┌──

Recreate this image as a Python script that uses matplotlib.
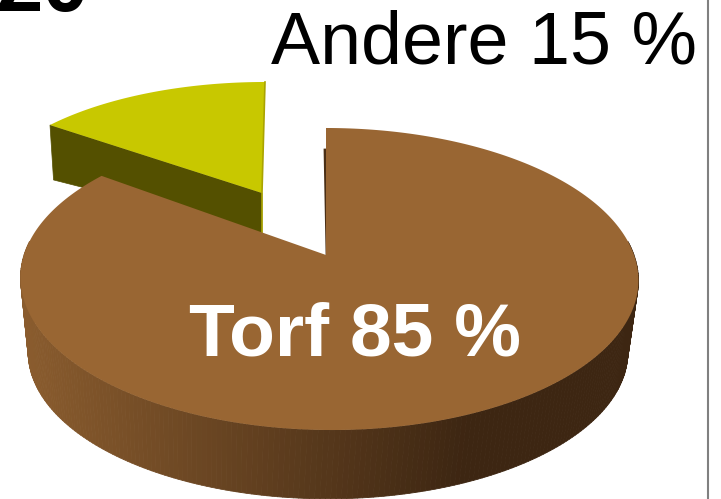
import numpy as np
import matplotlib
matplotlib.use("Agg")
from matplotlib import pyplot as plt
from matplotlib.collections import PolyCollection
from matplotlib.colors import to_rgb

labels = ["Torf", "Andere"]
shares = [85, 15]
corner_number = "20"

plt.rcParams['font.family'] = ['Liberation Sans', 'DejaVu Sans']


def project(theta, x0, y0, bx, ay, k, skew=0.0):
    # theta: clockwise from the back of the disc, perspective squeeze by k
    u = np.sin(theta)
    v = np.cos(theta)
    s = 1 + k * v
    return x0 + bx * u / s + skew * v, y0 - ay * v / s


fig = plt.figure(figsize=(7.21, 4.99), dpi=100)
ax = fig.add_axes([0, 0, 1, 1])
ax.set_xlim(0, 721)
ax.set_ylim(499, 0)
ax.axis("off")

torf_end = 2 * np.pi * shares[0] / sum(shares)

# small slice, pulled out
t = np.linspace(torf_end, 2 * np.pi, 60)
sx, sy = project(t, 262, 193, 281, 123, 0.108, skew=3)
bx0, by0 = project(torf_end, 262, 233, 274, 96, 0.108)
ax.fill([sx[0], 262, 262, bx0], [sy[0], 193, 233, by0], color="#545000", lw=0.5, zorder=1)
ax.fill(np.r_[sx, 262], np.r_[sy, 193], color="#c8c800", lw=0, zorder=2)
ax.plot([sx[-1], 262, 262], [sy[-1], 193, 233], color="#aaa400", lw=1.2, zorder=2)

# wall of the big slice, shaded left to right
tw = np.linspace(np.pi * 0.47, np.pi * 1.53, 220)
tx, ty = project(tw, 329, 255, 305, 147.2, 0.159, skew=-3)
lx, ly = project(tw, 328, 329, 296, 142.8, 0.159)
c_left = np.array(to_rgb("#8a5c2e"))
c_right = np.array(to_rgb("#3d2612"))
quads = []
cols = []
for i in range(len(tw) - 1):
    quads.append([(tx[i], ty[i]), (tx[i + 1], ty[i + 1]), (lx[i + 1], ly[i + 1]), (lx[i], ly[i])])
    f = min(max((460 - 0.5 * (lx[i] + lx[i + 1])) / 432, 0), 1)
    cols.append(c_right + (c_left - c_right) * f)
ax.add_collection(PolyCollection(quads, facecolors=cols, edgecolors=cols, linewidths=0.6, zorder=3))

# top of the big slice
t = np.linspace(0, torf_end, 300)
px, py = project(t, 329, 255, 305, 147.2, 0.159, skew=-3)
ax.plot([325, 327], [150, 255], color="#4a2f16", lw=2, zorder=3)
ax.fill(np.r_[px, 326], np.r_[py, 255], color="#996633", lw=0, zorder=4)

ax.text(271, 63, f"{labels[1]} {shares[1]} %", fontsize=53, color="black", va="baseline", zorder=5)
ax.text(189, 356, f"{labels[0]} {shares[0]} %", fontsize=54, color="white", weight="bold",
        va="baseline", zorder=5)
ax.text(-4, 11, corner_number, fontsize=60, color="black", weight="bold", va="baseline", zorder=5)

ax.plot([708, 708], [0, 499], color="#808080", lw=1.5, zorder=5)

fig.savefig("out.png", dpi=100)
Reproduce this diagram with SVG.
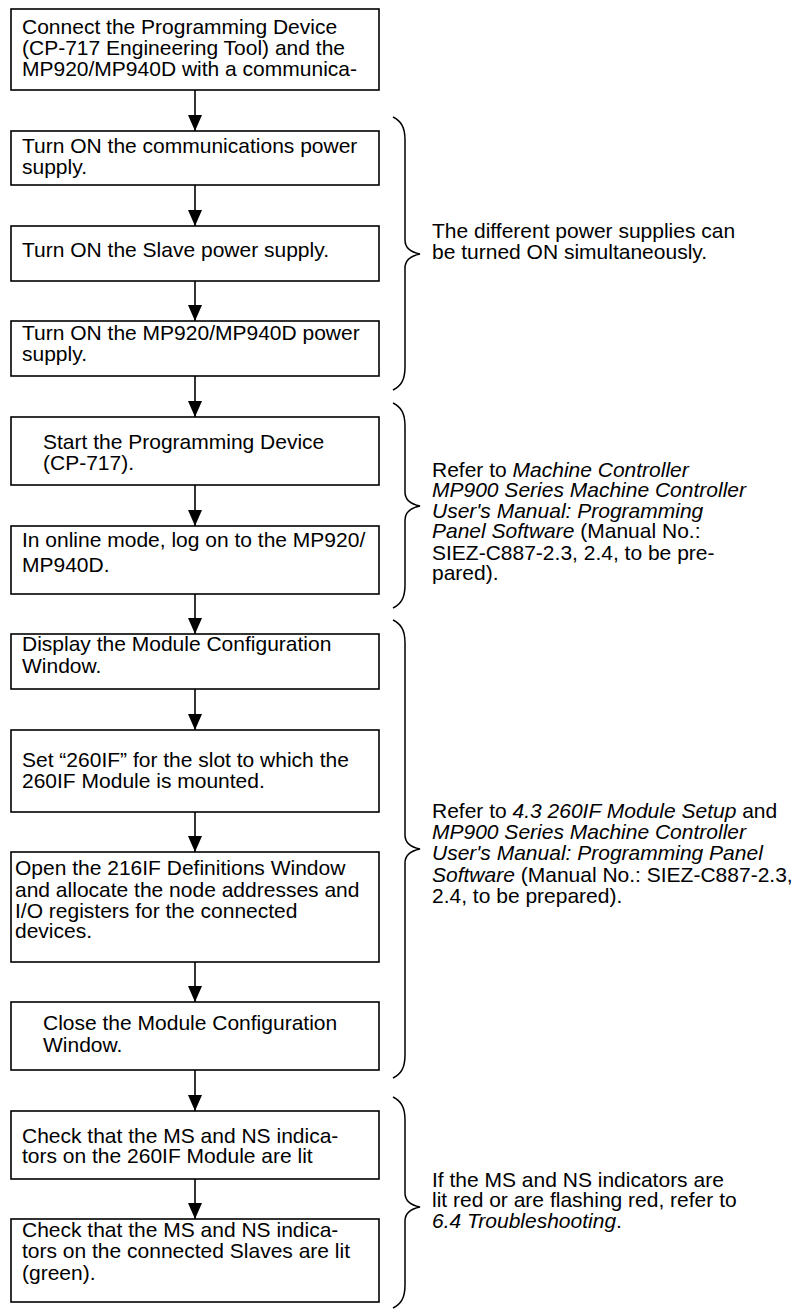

└──

Task prompt:
Write out nothing but the lines from the start of the data through the line with "return x0 +". Leave out the pictures.

Result of the task:
Recreate this image as a Python script that uses matplotlib.
import numpy as np
import matplotlib
matplotlib.use("Agg")
from matplotlib import pyplot as plt
from matplotlib.collections import PolyCollection
from matplotlib.colors import to_rgb

labels = ["Torf", "Andere"]
shares = [85, 15]
corner_number = "20"

plt.rcParams['font.family'] = ['Liberation Sans', 'DejaVu Sans']


def project(theta, x0, y0, bx, ay, k, skew=0.0):
    # theta: clockwise from the back of the disc, perspective squeeze by k
    u = np.sin(theta)
    v = np.cos(theta)
    s = 1 + k * v
    return x0 + bx * u / s + skew * v, y0 - ay * v / s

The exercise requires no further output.